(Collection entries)
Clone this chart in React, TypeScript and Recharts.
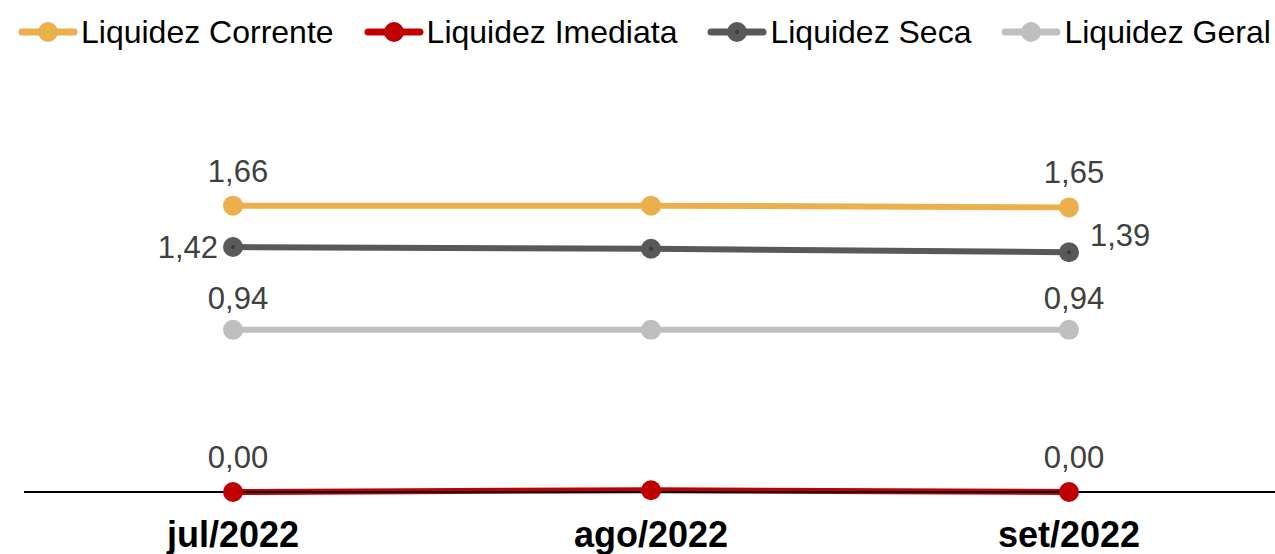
import React from 'react';
import { LineChart, Line, XAxis, YAxis, Legend, LabelList } from 'recharts';

const categories = ['jul/2022', 'ago/2022', 'set/2022'];
const liquidezCorrente = [1.66, 1.66, 1.65];
const liquidezImediata = [0.0, 0.01, 0.0];
const liquidezSeca = [1.42, 1.41, 1.39];
const liquidezGeral = [0.94, 0.94, 0.94];

const data = categories.map((c, i) => ({
  name: c,
  corrente: liquidezCorrente[i],
  imediata: liquidezImediata[i],
  seca: liquidezSeca[i],
  geral: liquidezGeral[i],
}));

const FONT = '"Liberation Sans", Arial, sans-serif';
const LAST = categories.length - 1;

const series = [
  { key: 'corrente', name: 'Liquidez Corrente', color: '#EBB04B', inner: false },
  { key: 'imediata', name: 'Liquidez Imediata', color: '#C00000', inner: false },
  { key: 'seca', name: 'Liquidez Seca', color: '#595959', inner: true },
  { key: 'geral', name: 'Liquidez Geral', color: '#BFBFBF', inner: false },
];

const fmt = (v: number) => Number(v).toFixed(2).replace('.', ',');

const makeLabel = (key: string) => (props: any) => {
  const { x, y, value, index } = props;
  if (index !== 0 && index !== LAST) return null;
  let tx = x + 5;
  let ty = y - 24;
  let anchor: any = 'middle';
  if (key === 'geral') ty = y - 21;
  if (key === 'seca') {
    if (index === 0) {
      tx = x - 15;
      ty = y + 11;
      anchor = 'end';
    } else {
      tx = x + 21;
      ty = y - 6;
      anchor = 'start';
    }
  }
  return (
    <text x={tx} y={ty} textAnchor={anchor} fill="#404040" fontSize={31} fontFamily={FONT}>
      {fmt(value)}
    </text>
  );
};

const makeDot = (color: string, inner: boolean) => (props: any) => {
  const { cx, cy, index } = props;
  return (
    <g key={`d-${color}-${index}`}>
      <circle cx={cx} cy={cy} r={10} fill={color} />
      {inner && <circle cx={cx} cy={cy} r={2} fill="#3a3a3a" />}
    </g>
  );
};

const Tick = (props: any) => {
  const { x, y, payload } = props;
  return (
    <text x={x} y={y + 55} textAnchor="middle" fill="#000" fontSize={36} fontWeight="bold" fontFamily={FONT}>
      {payload.value}
    </text>
  );
};

const LegendContent = () => (
  <div
    style={{
      height: 64,
      display: 'flex',
      alignItems: 'center',
      paddingLeft: 18,
      fontFamily: FONT,
      fontSize: 32,
      color: '#000',
      whiteSpace: 'nowrap',
    }}
  >
    {series.map((s, i) => (
      <div key={s.key} style={{ display: 'flex', alignItems: 'center', marginRight: i < series.length - 1 ? 30 : 0 }}>
        <svg width={60} height={24} style={{ display: 'block' }}>
          <line x1={4} y1={12} x2={56} y2={12} stroke={s.color} strokeWidth={7} strokeLinecap="round" />
          <circle cx={30} cy={12} r={10} fill={s.color} />
          {s.inner && <circle cx={30} cy={12} r={2} fill="#3a3a3a" />}
        </svg>
        <span style={{ marginLeft: 3, lineHeight: '64px' }}>{s.name}</span>
      </div>
    ))}
  </div>
);

export default function App() {
  return (
    <div style={{ position: 'absolute', left: 0, top: 0, background: '#fff' }}>
      <LineChart width={1275} height={554} data={data} margin={{ top: 83, right: -3, bottom: 12, left: 24 }}>
        <Legend
          verticalAlign="top"
          align="left"
          content={<LegendContent />}
          wrapperStyle={{ top: 0, left: 0, width: 1275, height: 64 }}
        />
        <XAxis
          dataKey="name"
          height={50}
          tickLine={false}
          tickSize={0}
          tickMargin={0}
          padding={{ left: 209, right: 209 }}
          axisLine={{ stroke: '#000', strokeWidth: 2 }}
          tick={<Tick />}
          interval={0}
        />
        <YAxis hide domain={[0, 2]} />
        {series.map((s) => (
          <Line
            key={s.key}
            type="linear"
            dataKey={s.key}
            name={s.name}
            stroke={s.color}
            strokeWidth={6}
            dot={makeDot(s.color, s.inner)}
            activeDot={false}
            isAnimationActive={false}
          >
            <LabelList dataKey={s.key} content={makeLabel(s.key)} />
          </Line>
        ))}
      </LineChart>
    </div>
  );
}
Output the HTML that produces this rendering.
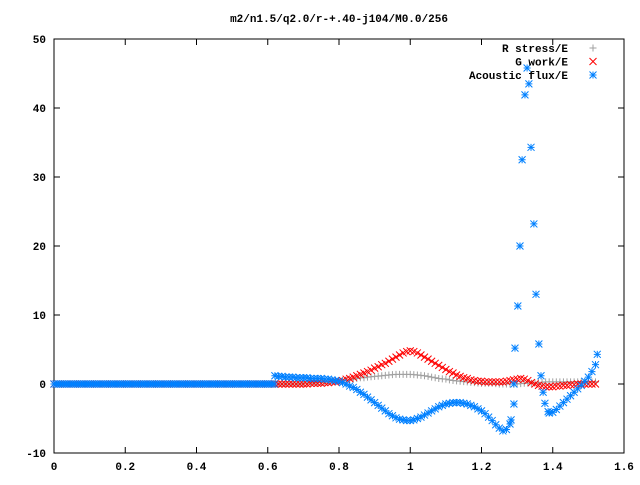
<!DOCTYPE html>
<html><head><meta charset="utf-8"><style>
body{margin:0;background:#fff}
svg text{font-family:"Liberation Mono",monospace;font-size:11px;font-weight:bold;fill:#000}
</style></head><body>
<svg id="chart" width="640" height="480" xmlns="http://www.w3.org/2000/svg">
<rect width="640" height="480" fill="#fff"/>
<text x="339" y="22" text-anchor="middle">m2/n1.5/q2.0/r-+.40-j104/M0.0/256</text>
<g id="axes"></g>
<g id="marks"></g>
<g id="legend"></g>
</svg>
<script>
const xTicks=[0,0.2,0.4,0.6,0.8,1,1.2,1.4,1.6];
const xTickLabels=["0","0.2","0.4","0.6","0.8","1","1.2","1.4","1.6"];
const yTicks=[-10,0,10,20,30,40,50];
const yTickLabels=["-10","0","10","20","30","40","50"];
// grid from 0.62 to 1.52, step 0.01
const gridStart=0.62, gridStep=0.01;
const stressY=[0,0,0,0,0,0,0,0,0.1,0.1,0.1,0.1,0.2,0.2,0.2,0.3,0.3,0.3,
0.4,0.5,0.6,0.6,0.7,0.8,0.9,0.9,1.0,1.05,1.1,1.15,1.2,1.25,1.3,1.35,1.4,1.4,1.4,1.4,1.4,1.35,1.3,1.25,1.2,1.1,1.0,0.9,0.8,0.75,0.7,0.6,0.5,0.45,0.4,0.35,0.3,0.25,0.2,0.15,0.1,0.1,0.1,0.1,0.05,0,0,0,0,0,0,0.05,0.1,0.1,0.1,0.15,0.2,0.25,0.3,0.3,0.3,0.3,0.3,0.3,0.3,0.3,0.3,0.3,0.3,0.3,0.3,0.3,0.3];
const workY=[0,0,0,0,0,0,0,0,0,0,0.1,0.1,0.1,0.1,0.2,0.2,0.3,0.3,
0.4,0.5,0.7,0.8,1.0,1.2,1.4,1.6,1.8,2.0,2.3,2.5,2.8,3.0,3.3,3.6,3.9,4.2,4.5,4.7,4.8,4.7,4.5,4.2,3.9,3.6,3.3,3.0,2.7,2.4,2.1,1.8,1.6,1.3,1.1,0.9,0.8,0.6,0.5,0.4,0.4,0.3,0.3,0.3,0.3,0.3,0.3,0.4,0.5,0.6,0.7,0.8,0.7,0.5,0.2,0,-0.2,-0.3,-0.4,-0.4,-0.4,-0.3,-0.3,-0.2,-0.2,-0.1,-0.1,0,0,0,0,0,0];
const fluxX=[0.62,0.63,0.64,0.65,0.66,0.67,0.68,0.69,0.70,0.71,0.72,0.73,0.74,0.75,0.76,0.77,0.78,0.79,0.80,0.81,0.82,0.83,0.84,0.85,0.86,0.87,0.88,0.89,0.90,0.91,0.92,0.93,0.94,0.95,0.96,0.97,0.98,0.99,1.00,1.01,1.02,1.03,1.04,1.05,1.06,1.07,1.08,1.09,1.10,1.11,1.12,1.13,1.14,1.15,1.16,1.17,1.18,1.19,1.20,1.21,1.22,1.23,1.24,1.25,1.26,1.27,1.28,1.283,1.291,1.291,1.294,1.302,1.308,1.314,1.322,1.328,1.333,1.339,1.347,1.353,1.361,1.367,1.373,1.378,1.387,1.39,1.40,1.41,1.42,1.43,1.44,1.45,1.46,1.47,1.48,1.49,1.50,1.51,1.52,1.525];
const fluxY=[1.2,1.1,1.1,1.0,1.0,1.0,0.9,0.9,0.9,0.9,0.8,0.8,0.8,0.8,0.7,0.7,0.6,0.5,0.4,0.2,0,-0.3,-0.5,-0.8,-1.2,-1.5,-1.9,-2.3,-2.7,-3.1,-3.5,-3.9,-4.3,-4.6,-4.9,-5.1,-5.2,-5.3,-5.3,-5.2,-5.0,-4.8,-4.5,-4.2,-3.9,-3.6,-3.3,-3.1,-2.9,-2.8,-2.7,-2.7,-2.7,-2.8,-2.9,-3.1,-3.3,-3.6,-3.9,-4.3,-4.8,-5.3,-5.9,-6.4,-6.8,-6.6,-5.8,-5.2,-2.9,0,5.2,11.3,20,32.5,41.9,45.8,43.5,34.3,23.2,13,5.8,1.2,-1.2,-2.8,-4.0,-4.2,-4.1,-3.7,-3.2,-2.7,-2.2,-1.7,-1.2,-0.7,-0.2,0.4,1.0,1.8,2.8,4.3];

const L=54,R=624,T=39,B=453,xmin=0,xmax=1.6,ymin=-10,ymax=50;
const sx=v=>L+(v-xmin)/(xmax-xmin)*(R-L);
const sy=v=>B-(v-ymin)/(ymax-ymin)*(B-T);
const NS="http://www.w3.org/2000/svg";
function mk(tag,attrs,parent){const e=document.createElementNS(NS,tag);for(const k in attrs)e.setAttribute(k,attrs[k]);parent.appendChild(e);return e;}
const axes=document.getElementById('axes'),marks=document.getElementById('marks'),legend=document.getElementById('legend');
const frame=mk('rect',{x:L,y:T,width:R-L,height:B-T,fill:'none',stroke:'#000','stroke-width':1},axes);


xTicks.forEach((v,i)=>{const x=sx(v);
 mk('path',{d:`M${x} ${B}v-6M${x} ${T}v6`,stroke:'#000'},axes);
 const t=mk('text',{x:x,y:B+17,'text-anchor':'middle'},axes);t.textContent=xTickLabels[i];
 
 });
yTicks.forEach((v,i)=>{const y=sy(v);
 mk('path',{d:`M${L} ${y}h6M${R} ${y}h-6`,stroke:'#000'},axes);
 const t=mk('text',{x:L-8,y:y+4,'text-anchor':'end'},axes);t.textContent=yTickLabels[i];
 
 });
const s=3.5;
function plus(x,y,c,g){mk('path',{d:`M${x-s} ${y}h${2*s}M${x} ${y-s}v${2*s}`,stroke:c,'stroke-width':1,fill:'none'},g);}
function cross(x,y,c,g){mk('path',{d:`M${x-s} ${y-s}l${2*s} ${2*s}M${x-s} ${y+s}l${2*s} ${-2*s}`,stroke:c,'stroke-width':1,fill:'none'},g);}
function star(x,y,c,g){plus(x,y,c,g);cross(x,y,c,g);}
function series(name){const g=mk('g',{},marks);return g;}
const gS=series('r-stress-series'),gW=series('g-work-series'),gF=series('acoustic-flux-series');
// zero region before grid
for(let x=0;x<gridStart-1e-9;x+=0.006){plus(sx(x),sy(0),'#a0a0a0',gS);cross(sx(x),sy(0),'#ff0000',gW);star(sx(x),sy(0),'#0080ff',gF);}
stressY.forEach((v,i)=>plus(sx(gridStart+i*gridStep),sy(v),'#a0a0a0',gS));
workY.forEach((v,i)=>cross(sx(gridStart+i*gridStep),sy(v),'#ff0000',gW));
fluxX.forEach((x,i)=>star(sx(x),sy(fluxY[i]),'#0080ff',gF));
const leg=[['R stress/E','#a0a0a0',plus,'legend-r-stress'],['G work/E','#ff0000',cross,'legend-g-work'],['Acoustic flux/E','#0080ff',star,'legend-acoustic-flux']];
leg.forEach((e,i)=>{const y=48+i*13.5;const g=mk('g',{},legend);
 
 
 const t=mk('text',{x:568,y:y+4,'text-anchor':'end'},g);t.textContent=e[0];e[2](593,y,e[1],g);});
</script>
</body></html>
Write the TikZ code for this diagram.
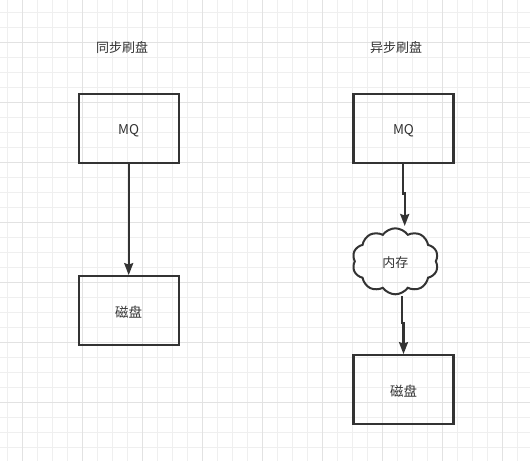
\documentclass[tikz,border=0pt]{standalone}
\usepackage{fontspec}
\setmainfont{Noto Sans CJK SC}
\usetikzlibrary{shapes.symbols,arrows.meta}
\definecolor{ink}{HTML}{333333}
\definecolor{minorgrid}{HTML}{EFEFEF}
\definecolor{majorgrid}{HTML}{E2E2E2}
\tikzset{
  boxnode/.style={draw=ink,line width=2.2pt,minimum width=100pt,minimum height=69pt,inner sep=0pt,font=\fontsize{13.5}{15}\selectfont,text=ink,text height=15pt,text depth=2pt},
  cloudnode/.style={cloud,draw=ink,line width=2pt,cloud puffs=10,cloud puff arc=110,aspect=1.3,minimum width=86pt,minimum height=66pt,inner sep=0pt,font=\fontsize{13}{15}\selectfont,text=ink,text height=15pt,text depth=2pt},
  titlenode/.style={font=\fontsize{13}{15}\selectfont,text=ink},
  conn/.style={draw=ink,line width=2.2pt,-{Stealth[length=12pt,width=9pt,inset=1.5pt]}}
}
\begin{document}
\begin{tikzpicture}[x=1pt,y=-1pt]
\useasboundingbox (0,0) rectangle (530,461);
\fill[white] (0,0) rectangle (530,461);
% grid
\foreach \i in {0,...,35} {\draw[minorgrid,line width=1pt] (7.5+15*\i,0) -- (7.5+15*\i,461);}
\foreach \i in {0,...,30} {\draw[minorgrid,line width=1pt] (0,12.5+15*\i) -- (530,12.5+15*\i);}
\foreach \i in {0,...,8} {\draw[majorgrid,line width=1pt] (22.5+60*\i,0) -- (22.5+60*\i,461);}
\foreach \i in {0,...,7} {\draw[majorgrid,line width=1pt] (0,42.5+60*\i) -- (530,42.5+60*\i);}
% titles
\node[titlenode] (t1) at (122,48) {同步刷盘};
\node[titlenode] (t2) at (396,48) {异步刷盘};
% left column
\node[boxnode] (mq1) at (128.7,128.3) {MQ};
\node[boxnode] (disk1) at (128.7,310.7) {磁盘};
% right column
\node[boxnode] (mq2) at (403.5,128.3) {MQ};
\node[cloudnode] (mem) at (395.3,261.3) {内存};
\node[boxnode] (disk2) at (403.5,389.7) {磁盘};
% connectors
\draw[conn] (mq1.south) -- (disk1.north);
\coordinate (j1a) at (402.7,193.5);
\coordinate (j1b) at (404.7,193.5);
\coordinate (e1) at (404.7,226);
\draw[conn] (402.7,163) -- (j1a) -- (j1b) -- (e1);
\coordinate (s2) at (401.7,296);
\coordinate (j2a) at (401.7,323);
\coordinate (j2b) at (403.5,323);
\draw[conn] (s2) -- (j2a) -- (j2b) -- (disk2.north);
\end{tikzpicture}
\end{document}
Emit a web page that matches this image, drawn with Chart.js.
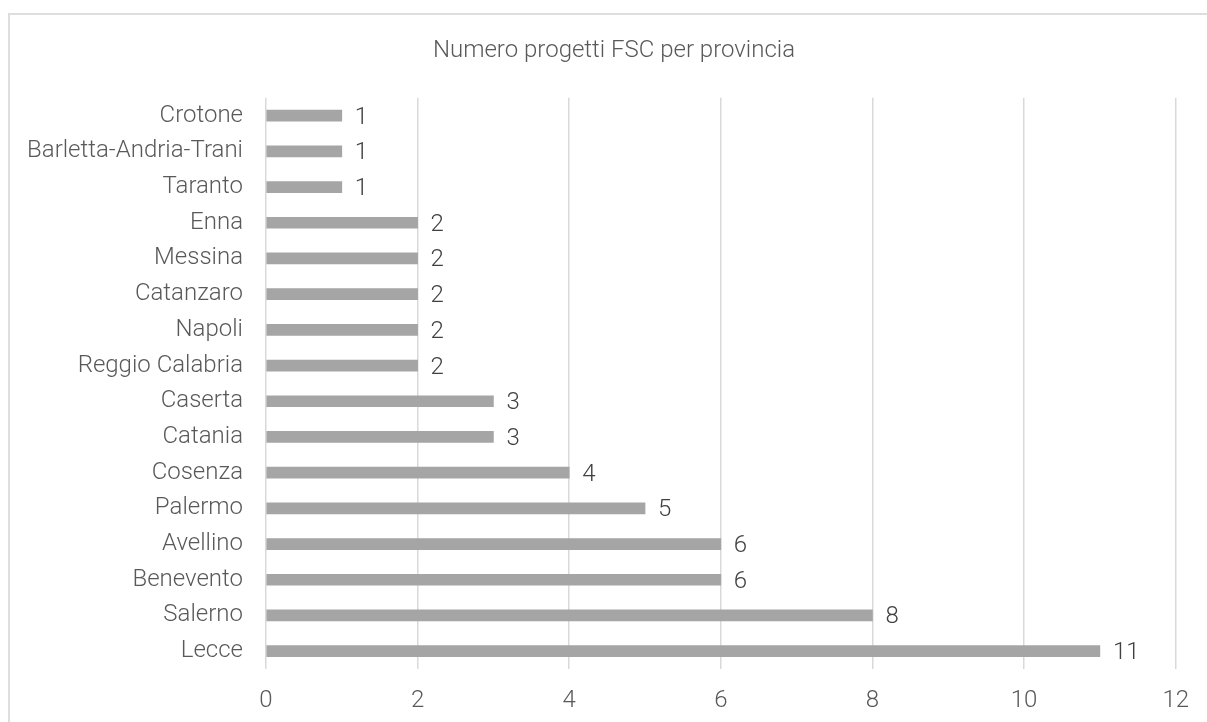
<!DOCTYPE html>
<html>
<head>
<meta charset="utf-8">
<script src="https://cdn.jsdelivr.net/npm/chart.js@4.4.0/dist/chart.umd.min.js"></script>
<style>
  html, body { margin: 0; padding: 0; background: #fff; overflow: hidden; }
  #frame { position: absolute; left: 8px; top: 13px; width: 1230px; height: 740px; border: 2px solid #dedede; }
  #wrap { position: absolute; left: 0; top: 0; width: 1207px; height: 722px; }
</style>
</head>
<body>
<div id="frame"></div>
<div id="wrap"><canvas id="chart" width="1207" height="722"></canvas></div>
<script>
const provinces = ['Crotone', 'Barletta-Andria-Trani', 'Taranto', 'Enna', 'Messina', 'Catanzaro', 'Napoli',
  'Reggio Calabria', 'Caserta', 'Catania', 'Cosenza', 'Palermo', 'Avellino', 'Benevento', 'Salerno', 'Lecce'];
const projects = [1, 1, 1, 2, 2, 2, 2, 2, 3, 3, 4, 5, 6, 6, 8, 11];
const xTicks = [0, 2, 4, 6, 8, 10, 12];
const chartTitle = 'Numero progetti FSC per provincia';

const fontFamily = 'Roboto, "Noto Sans", sans-serif';

// draws the value just right of each bar end
const valueLabels = {
  id: 'valueLabels',
  afterDatasetsDraw(chart) {
    const ctx = chart.ctx;
    const meta = chart.getDatasetMeta(0);
    ctx.save();
    ctx.font = '300 24px ' + fontFamily;
    ctx.fillStyle = '#404040';
    ctx.textAlign = 'left';
    ctx.textBaseline = 'middle';
    meta.data.forEach((bar, i) => {
      ctx.fillText(String(projects[i]), bar.x + 13, bar.y + 2);
    });
    ctx.restore();
  }
};

new Chart(document.getElementById('chart'), {
  type: 'bar',
  data: {
    labels: provinces,
    datasets: [{
      data: projects,
      backgroundColor: '#a5a5a5',
      barThickness: 11
    }]
  },
  options: {
    indexAxis: 'y',
    responsive: false,
    animation: false,
    layout: { padding: { left: 25, right: 4, top: 0, bottom: 0 } },
    plugins: {
      legend: { display: false },
      tooltip: { enabled: false },
      title: {
        display: true,
        text: chartTitle,
        color: '#595959',
        font: { family: fontFamily, size: 24, weight: '300' },
        padding: { top: 37, bottom: 32 }
      }
    },
    scales: {
      x: {
        min: 0,
        max: 12,
        afterBuildTicks(scale) { scale.ticks = xTicks.map(v => ({ value: v })); },
        afterFit(scale) { scale.height = 53; },
        grid: { color: '#d9d9d9', lineWidth: 1.5, drawTicks: false },
        border: { display: false },
        ticks: {
          padding: 18,
          color: '#595959',
          font: { family: fontFamily, size: 24, weight: '300' }
        }
      },
      y: {
        afterFit(scale) { scale.width = 241; },
        grid: { display: false, drawTicks: false },
        border: { display: false },
        ticks: {
          padding: 23,
          autoSkip: false,
          color: '#595959',
          font: { family: fontFamily, size: 24, weight: '300' }
        }
      },
      // empty right-hand axis, only keeps the right margin
      y2: {
        position: 'right',
        afterFit(scale) { scale.width = 27; },
        grid: { display: false, drawTicks: false },
        border: { display: false },
        ticks: { display: false }
      }
    }
  },
  plugins: [valueLabels]
});
</script>
</body>
</html>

◆ **Work required**:
Every line from the top of the entries through the line that holds "const LAST = categories.length - 1;" is to be quoted exactly, please, and nothing else; omit the pictures.

◆ **Result for this task**:
Clone this chart in React, TypeScript and Recharts.
import React from 'react';
import { LineChart, Line, XAxis, YAxis, Legend, LabelList } from 'recharts';

const categories = ['jul/2022', 'ago/2022', 'set/2022'];
const liquidezCorrente = [1.66, 1.66, 1.65];
const liquidezImediata = [0.0, 0.01, 0.0];
const liquidezSeca = [1.42, 1.41, 1.39];
const liquidezGeral = [0.94, 0.94, 0.94];

const data = categories.map((c, i) => ({
  name: c,
  corrente: liquidezCorrente[i],
  imediata: liquidezImediata[i],
  seca: liquidezSeca[i],
  geral: liquidezGeral[i],
}));

const FONT = '"Liberation Sans", Arial, sans-serif';
const LAST = categories.length - 1;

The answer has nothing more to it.